Plans to establish a $2.6 billion coal gasification plan using the deep brown coal resources at the old Leigh Creek mine in South Australia have been pushed along after an initial feasibility study suggested the project could also target the low cost production of fossil-fuelled hydrogen.
The Leigh Creek Energy Project is seeking to tap into brown coal reserves in South Australia left idle by the closure of the state’s two highly polluting and ageing coal fired power generators, using an ‘in-situ’ coal gasification process that involves the production of syngas directly within the coal deposits.
The controversial project comes as the state government pushes its own “green hydrogen” strategy that it has said could create an “epic” lift in the state’s wind and solar capacity, potentially rising six fold or by more than 12GW if three renewable hydrogen hubs identified by the state Liberal government go ahead.
Despite this, and the push for zero emissions, Leigh Creek is still trying to push the idea of syngas from its coal reserves, with the company saying it will drill down into the coal deposit, and with a mixture of heat, water and air and a number of chemical conversions convert the coal into a syngas. A total of 41 gasifiers are planned for the Leigh Creek site.
Primarily, the project is looking to undertake the production of fertiliser materials, by converting the syngas into ammonia, and subsequently into urea, and will target export demand for the fertiliser materials.
The process of manufacturing urea involves the combination of ammonia with carbon dioxide, with 730 kilograms of carbon dioxide consumed in the production of each tonne of urea. The company says this will help account for some of the carbon dioxide produced from the extraction of syngas.

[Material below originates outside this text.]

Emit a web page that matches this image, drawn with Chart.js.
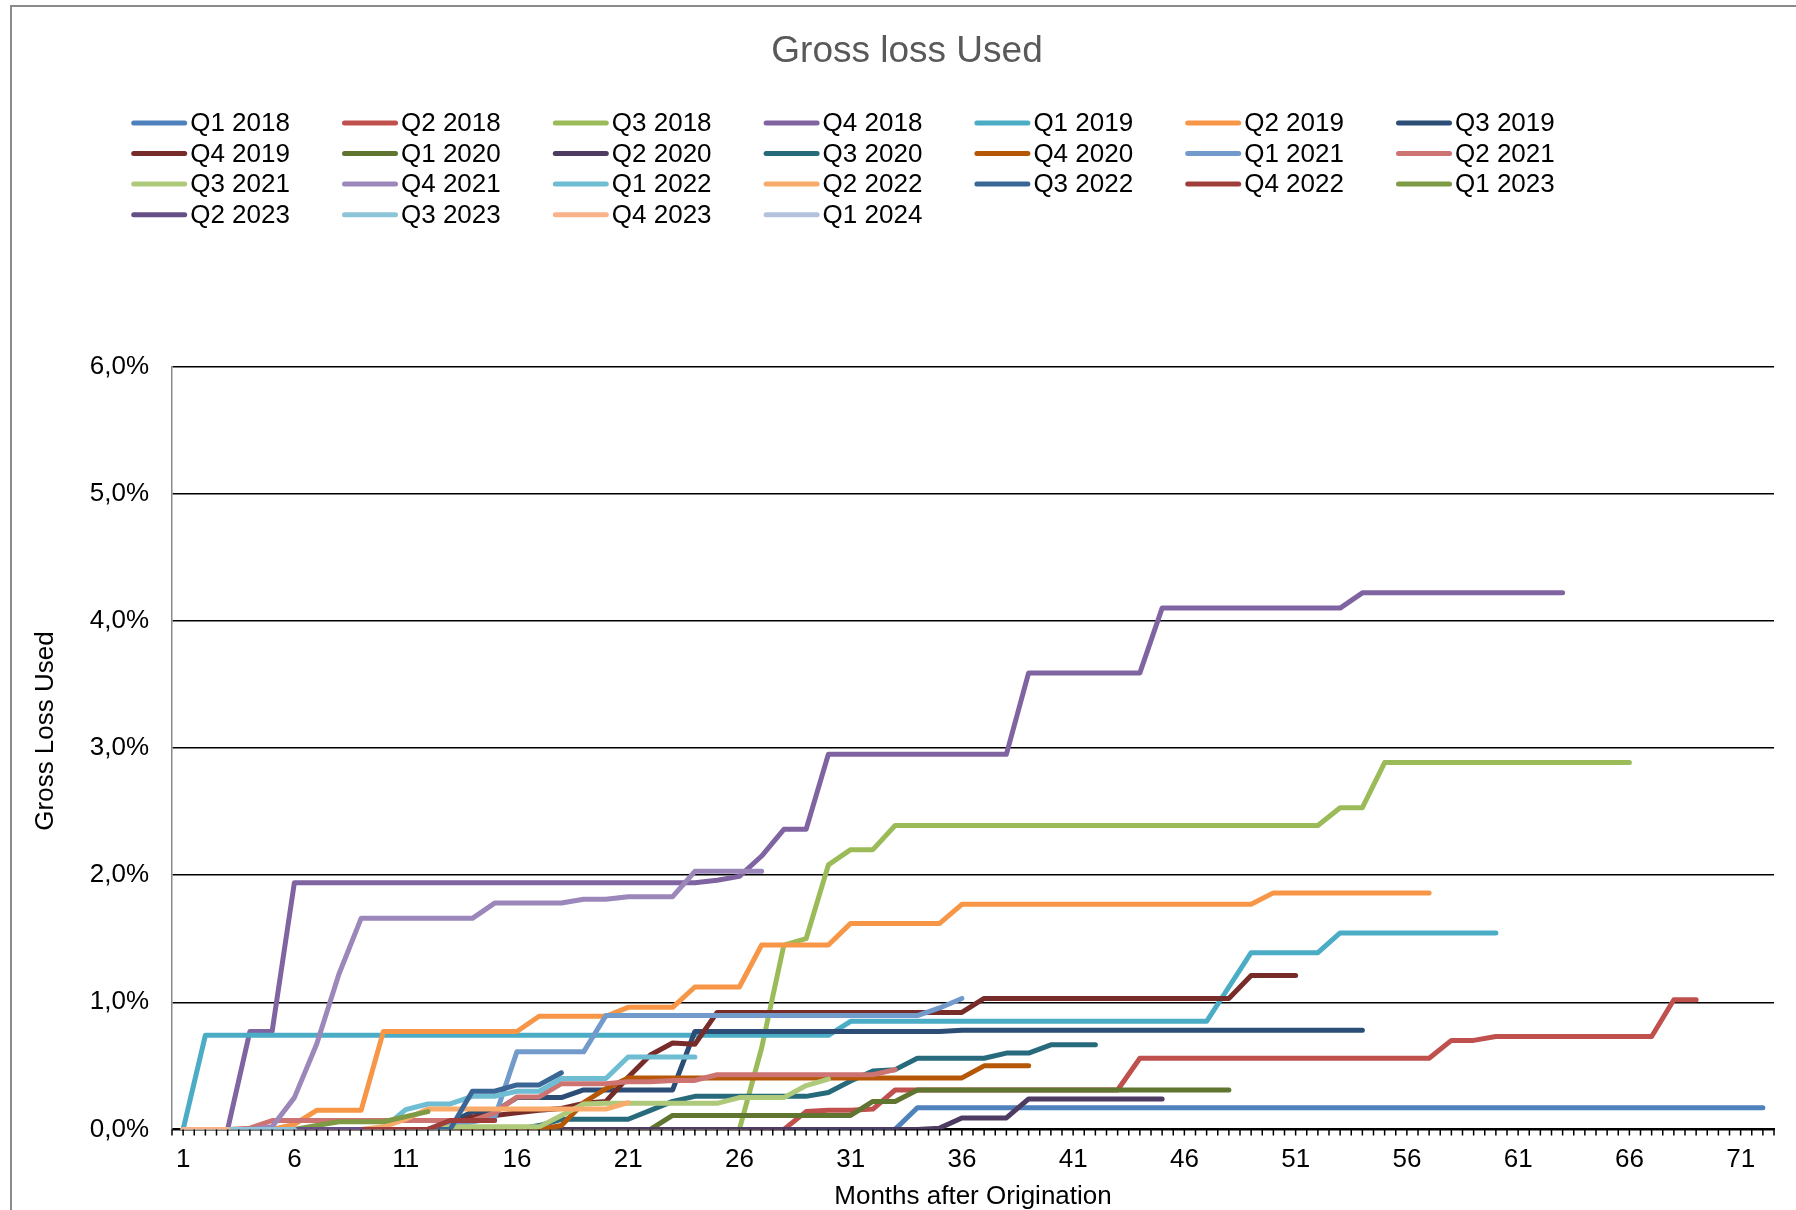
<!DOCTYPE html>
<html>
<head>
<meta charset="utf-8">
<title>Gross loss Used</title>
<script src="https://cdn.jsdelivr.net/npm/chart.js@4/dist/chart.umd.min.js"></script>
<style>
  html, body { margin: 0; padding: 0; background: #ffffff; overflow: hidden; }
  #wrap { width: 1796px; height: 1210px; }
</style>
</head>
<body>
<div id="wrap"><canvas id="c" width="1796" height="1210"></canvas></div>
<script>
// Months after origination (category axis)
const months = ['1','2','3','4','5','6','7','8','9','10','11','12','13','14','15','16','17','18','19','20',
  '21','22','23','24','25','26','27','28','29','30','31','32','33','34','35','36','37','38','39','40',
  '41','42','43','44','45','46','47','48','49','50','51','52','53','54','55','56','57','58','59','60',
  '61','62','63','64','65','66','67','68','69','70','71','72'];

// Cumulative gross loss (%) per origination quarter, by month after origination
const q1_2018 = [0,0,0,0,0,0,0,0,0,0, 0,0,0,0,0,0,0,0,0,0, 0,0,0,0,0,0,0,0,0,0,
  0,0,0,0.17,0.17,0.17,0.17,0.17,0.17,0.17, 0.17,0.17,0.17,0.17,0.17,0.17,0.17,0.17,0.17,0.17,
  0.17,0.17,0.17,0.17,0.17,0.17,0.17,0.17,0.17,0.17, 0.17,0.17,0.17,0.17,0.17,0.17,0.17,0.17,0.17,0.17, 0.17,0.17];
const q2_2018 = [0,0,0,0,0,0,0,0,0,0, 0,0,0,0,0,0,0,0,0,0, 0,0,0,0,0,0,0,0,0.14,0.15,
  0.15,0.16,0.31,0.31,0.31,0.31,0.31,0.31,0.31,0.31, 0.31,0.31,0.31,0.56,0.56,0.56,0.56,0.56,0.56,0.56,
  0.56,0.56,0.56,0.56,0.56,0.56,0.56,0.70,0.70,0.73, 0.73,0.73,0.73,0.73,0.73,0.73,0.73,1.02,1.02];
const q3_2018 = [0,0,0,0,0,0,0,0,0,0, 0,0,0,0,0,0,0,0,0,0, 0,0,0,0,0,0,0.64,1.45,1.50,2.08,
  2.20,2.20,2.39,2.39,2.39,2.39,2.39,2.39,2.39,2.39, 2.39,2.39,2.39,2.39,2.39,2.39,2.39,2.39,2.39,2.39,
  2.39,2.39,2.53,2.53,2.885,2.885,2.885,2.885,2.885,2.885, 2.885,2.885,2.885,2.885,2.885,2.885];
const q4_2018 = [0,0,0,0.77,0.77,1.94,1.94,1.94,1.94,1.94, 1.94,1.94,1.94,1.94,1.94,1.94,1.94,1.94,1.94,1.94,
  1.94,1.94,1.94,1.94,1.96,1.99,2.15,2.36,2.36,2.95, 2.95,2.95,2.95,2.95,2.95,2.95,2.95,2.95,3.59,3.59,
  3.59,3.59,3.59,3.59,4.10,4.10,4.10,4.10,4.10,4.10, 4.10,4.10,4.10,4.22,4.22,4.22,4.22,4.22,4.22,4.22, 4.22,4.22,4.22];
const q1_2019 = [0,0.74,0.74,0.74,0.74,0.74,0.74,0.74,0.74,0.74, 0.74,0.74,0.74,0.74,0.74,0.74,0.74,0.74,0.74,0.74,
  0.74,0.74,0.74,0.74,0.74,0.74,0.74,0.74,0.74,0.74, 0.85,0.85,0.85,0.85,0.85,0.85,0.85,0.85,0.85,0.85,
  0.85,0.85,0.85,0.85,0.85,0.85,0.85,1.12,1.39,1.39, 1.39,1.39,1.545,1.545,1.545,1.545,1.545,1.545,1.545,1.545];
const q2_2019 = [0,0,0,0,0,0.04,0.15,0.15,0.15,0.77, 0.77,0.77,0.77,0.77,0.77,0.77,0.89,0.89,0.89,0.89,
  0.96,0.96,0.96,1.12,1.12,1.12,1.45,1.45,1.45,1.45, 1.62,1.62,1.62,1.62,1.62,1.77,1.77,1.77,1.77,1.77,
  1.77,1.77,1.77,1.77,1.77,1.77,1.77,1.77,1.77,1.86, 1.86,1.86,1.86,1.86,1.86,1.86,1.86];
const q3_2019 = [0,0,0,0,0,0,0,0,0,0, 0,0,0.05,0.14,0.14,0.25,0.25,0.25,0.31,0.31,
  0.31,0.31,0.31,0.77,0.77,0.77,0.77,0.77,0.77,0.77, 0.77,0.77,0.77,0.77,0.77,0.78,0.78,0.78,0.78,0.78,
  0.78,0.78,0.78,0.78,0.78,0.78,0.78,0.78,0.78,0.78, 0.78,0.78,0.78,0.78];
const q4_2019 = [0,0,0,0,0,0,0,0,0,0, 0,0,0.03,0.10,0.11,0.13,0.15,0.165,0.205,0.22,
  0.41,0.585,0.68,0.67,0.92,0.92,0.92,0.92,0.92,0.92, 0.92,0.92,0.92,0.92,0.92,0.92,1.03,1.03,1.03,1.03,
  1.03,1.03,1.03,1.03,1.03,1.03,1.03,1.03,1.21,1.21, 1.21];
const q1_2020 = [0,0,0,0,0,0,0,0,0,0, 0,0,0,0,0,0,0,0,0,0, 0,0,0.11,0.11,0.11,0.11,0.11,0.11,0.11,0.11,
  0.11,0.22,0.22,0.31,0.31,0.31,0.31,0.31,0.31,0.31, 0.31,0.31,0.31,0.31,0.31,0.31,0.31,0.31];
const q2_2020 = [0,0,0,0,0,0,0,0,0,0, 0,0,0,0,0,0,0,0,0,0, 0,0,0,0,0,0,0,0,0,0,
  0,0,0,0,0.01,0.09,0.09,0.09,0.24,0.24, 0.24,0.24,0.24,0.24,0.24];
const q3_2020 = [0,0,0,0,0,0,0,0,0,0, 0,0,0,0,0,0,0.03,0.08,0.08,0.08,
  0.08,0.15,0.22,0.26,0.26,0.26,0.26,0.26,0.26,0.29, 0.38,0.46,0.47,0.56,0.56,0.56,0.56,0.60,0.60,0.665, 0.665,0.665];
const q4_2020 = [0,0,0,0,0,0,0,0,0,0, 0,0,0,0,0,0,0,0.03,0.21,0.32,
  0.405,0.405,0.405,0.405,0.405,0.405,0.405,0.405,0.405,0.405, 0.405,0.405,0.405,0.405,0.405,0.405,0.50,0.50,0.50];
const q1_2021 = [0,0,0,0,0,0,0,0,0,0, 0,0,0.03,0.06,0.09,0.61,0.61,0.61,0.61,0.895,
  0.895,0.895,0.895,0.895,0.895,0.895,0.895,0.895,0.895,0.895, 0.895,0.895,0.895,0.895,0.955,1.03];
const q2_2021 = [0,0,0,0.01,0.07,0.07,0.07,0.07,0.07,0.07, 0.07,0.07,0.07,0.07,0.13,0.255,0.255,0.36,0.36,0.36,
  0.375,0.375,0.385,0.385,0.43,0.43,0.43,0.43,0.43,0.43, 0.43,0.43,0.47];
const q3_2021 = [0,0,0,0,0,0,0,0,0,0, 0,0,0.02,0.02,0.02,0.02,0.02,0.11,0.20,0.205,
  0.205,0.205,0.205,0.205,0.205,0.25,0.25,0.25,0.345,0.395];
const q4_2021 = [0,0,0,0,0.02,0.25,0.67,1.22,1.66,1.66, 1.66,1.66,1.66,1.66,1.78,1.78,1.78,1.78,1.81,1.81,
  1.83,1.83,1.83,2.03,2.03,2.03,2.03];
const q1_2022 = [0,0,0,0,0,0,0,0,0,0.01, 0.155,0.20,0.20,0.26,0.26,0.30,0.30,0.40,0.40,0.40, 0.57,0.57,0.57,0.57];
const q2_2022 = [0,0,0,0,0,0,0,0,0,0.02, 0.08,0.16,0.16,0.16,0.16,0.16,0.16,0.16,0.16,0.16, 0.21];
const q3_2022 = [0,0,0,0,0,0,0,0,0,0, 0,0,0,0.30,0.30,0.35,0.35,0.445];
const q4_2022 = [0,0,0,0,0,0,0,0,0,0, 0,0,0.07,0.07,0.07];
const q1_2023 = [0,0,0,0,0,0,0.03,0.06,0.06,0.06, 0.10,0.14];
const q2_2023 = [0,0,0,0,0,0,0,0,0];
const q3_2023 = [0,0,0,0,0,0];
const q4_2023 = [0,0,0];
const q1_2024 = [];

const seriesNames = ['Q1 2018','Q2 2018','Q3 2018','Q4 2018','Q1 2019','Q2 2019','Q3 2019',
  'Q4 2019','Q1 2020','Q2 2020','Q3 2020','Q4 2020','Q1 2021','Q2 2021',
  'Q3 2021','Q4 2021','Q1 2022','Q2 2022','Q3 2022','Q4 2022','Q1 2023',
  'Q2 2023','Q3 2023','Q4 2023','Q1 2024'];
const seriesValues = [q1_2018,q2_2018,q3_2018,q4_2018,q1_2019,q2_2019,q3_2019,
  q4_2019,q1_2020,q2_2020,q3_2020,q4_2020,q1_2021,q2_2021,
  q3_2021,q4_2021,q1_2022,q2_2022,q3_2022,q4_2022,q1_2023,
  q2_2023,q3_2023,q4_2023,q1_2024];

// Line colours, one per quarter
const seriesColors = ['#4F81BD','#C0504D','#9BBB59','#8064A2','#4BACC6','#F79646','#2C4D75',
  '#772C2A','#5F7530','#4D3B62','#276A7C','#B65708','#729ACA','#CD7371',
  '#AFC97A','#9B87BA','#6FBDD2','#F9AB6B','#3A6696','#9E3D3A','#7E9A45',
  '#664F87','#8CC5D8','#F8B38A','#B3C3DE'];

const FONT = '"Liberation Sans", Arial, sans-serif';

// White page with the grey frame at the top and left, plus the chart title
const framePlugin = {
  id: 'frame',
  beforeDraw(chart) {
    const ctx = chart.ctx;
    ctx.save();
    ctx.fillStyle = '#ffffff';
    ctx.fillRect(0, 0, chart.width, chart.height);
    ctx.strokeStyle = '#8a8a8a';
    ctx.lineWidth = 2;
    ctx.beginPath();
    ctx.moveTo(11, chart.height);
    ctx.lineTo(11, 6);
    ctx.lineTo(chart.width, 6);
    ctx.stroke();
    ctx.font = '37px ' + FONT;
    ctx.fillStyle = '#595959';
    ctx.textAlign = 'center';
    ctx.textBaseline = 'middle';
    ctx.fillText('Gross loss Used', 907, 52);
    ctx.restore();
  }
};

// Seven-column legend grid under the title
const legendGridPlugin = {
  id: 'legendGrid',
  afterDraw(chart) {
    const ctx = chart.ctx;
    ctx.save();
    ctx.font = '26px ' + FONT;
    ctx.textBaseline = 'middle';
    ctx.textAlign = 'left';
    chart.data.datasets.forEach((ds, i) => {
      const col = i % 7, row = Math.floor(i / 7);
      const x0 = 131.7 + col * 210.8;
      const y = 123 + row * 30.55;
      ctx.strokeStyle = ds.borderColor;
      ctx.lineWidth = 5;
      ctx.lineCap = 'round';
      ctx.beginPath();
      ctx.moveTo(x0 + 2, y);
      ctx.lineTo(x0 + 53, y);
      ctx.stroke();
      ctx.fillStyle = '#000000';
      ctx.fillText(ds.label, x0 + 58.5, y + 1);
    });
    ctx.restore();
  }
};

// Small tick marks along the month axis and the vertical axis title
const axisExtrasPlugin = {
  id: 'axisExtras',
  afterDraw(chart) {
    const ctx = chart.ctx;
    const xs = chart.scales.x;
    const n = xs.ticks.length;
    const half = (xs.getPixelForValue(1) - xs.getPixelForValue(0)) / 2;
    const yb = chart.chartArea.bottom;
    ctx.save();
    ctx.strokeStyle = '#000000';
    ctx.lineWidth = 1.5;
    ctx.beginPath();
    for (let i = 0; i < n; i++) {
      const c = xs.getPixelForValue(i);
      ctx.moveTo(c - half, yb); ctx.lineTo(c - half, yb + 6);
      ctx.moveTo(c, yb); ctx.lineTo(c, yb + 6);
      if (i === n - 1) { ctx.moveTo(c + half, yb); ctx.lineTo(c + half, yb + 6); }
    }
    ctx.stroke();
    ctx.translate(46, 731);
    ctx.rotate(-Math.PI / 2);
    ctx.font = '26px ' + FONT;
    ctx.fillStyle = '#000000';
    ctx.textAlign = 'center';
    ctx.textBaseline = 'middle';
    ctx.fillText('Gross Loss Used', 0, 0);
    ctx.restore();
  }
};

const datasets = seriesNames.map((name, i) => ({
  label: name,
  data: seriesValues[i],
  borderColor: seriesColors[i],
  backgroundColor: seriesColors[i],
  borderWidth: 5,
  borderCapStyle: 'round',
  borderJoinStyle: 'round',
  pointRadius: 0,
  pointHoverRadius: 0,
  tension: 0,
  fill: false,
  order: seriesNames.length - i
}));

new Chart(document.getElementById('c'), {
  type: 'line',
  data: { labels: months, datasets },
  options: {
    responsive: false,
    animation: false,
    devicePixelRatio: 1,
    layout: { padding: { top: 366.5, right: 22, bottom: 0, left: 0 } },
    plugins: {
      legend: { display: false },
      tooltip: { enabled: false },
      title: { display: false }
    },
    scales: {
      x: {
        type: 'category',
        offset: true,
        grid: { display: true, drawOnChartArea: false, drawTicks: false },
        border: { display: true, color: '#000000', width: 2 },
        ticks: {
          autoSkip: false,
          maxRotation: 0,
          minRotation: 0,
          padding: 15,
          color: '#000000',
          font: { family: FONT, size: 26 },
          callback: function (value, index) { return index % 5 === 0 ? this.getLabelForValue(value) : ''; }
        },
        title: {
          display: true,
          text: 'Months after Origination',
          color: '#000000',
          font: { family: FONT, size: 26, lineHeight: 1.0 },
          padding: { top: 0, bottom: 0 }
        },
        afterFit(scale) { scale.height = 80.6; }
      },
      y: {
        min: 0,
        max: 6,
        grid: { color: '#000000', lineWidth: 1.5, drawTicks: false },
        border: { display: true, color: '#8a8a8a', width: 1.5 },
        ticks: {
          stepSize: 1,
          padding: 23,
          color: '#000000',
          font: { family: FONT, size: 26 },
          callback: (v) => v.toFixed(1).replace('.', ',') + '%'
        },
        afterFit(scale) { scale.width = 172; }
      }
    }
  },
  plugins: [framePlugin, legendGridPlugin, axisExtrasPlugin]
});
</script>
</body>
</html>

The company says it will also explore the potential of producing hydrogen gas, as well as the on-site storage of carbon dioxide produced from the processing of syngas. But it does not expect the project to be ‘carbon neutral’ until 2030 at the earliest, and is not clear about how that might be achieved..
“Leigh Creek Energy will also be the lowest-cost sovereign producer of urea, providing additional security to a critical product for the Australian agricultural sector. It also has the proven the ability to produce hydrogen, and at half the cost of the Federal Government’s target,” managing director Phil Staveley said.
“Building significant infrastructure in a remote part of Australia will not be without its challenges, but the Leigh Creek Energy Project will be a fully integrated urea production project with gas feedstock generated on-site and the [pre-feasibility study] has reduced and eliminated a number of potential project risks. We express our gratitude to and acknowledge the support of the project team members including contributing consultants and reviewers for their thorough detailed work,” Staveley added.
The Morrison government, which is refusing to follow its major trading partners and put in a net zero emissions target by 2050, has been open about its desire to support the emergence of a fossil fuel production industry in Australia, combined with carbon capture and storage facilities, as it potentially provides a lifeline to the fossil fuel industry, while supporting the emergence of an export market for hydrogen fuels.
The Leigh Creek project will also include an on-site 100MW power station, fuelled by the coal derived syngas, that will deliver power to the facility.
The ASX-listed Leigh Creek Energy said that further work to demonstrate the project’s viability would be required, and it plans to commence a ‘bankable’ feasibility study in early 2021, before seeking further investment to fund the development of the project.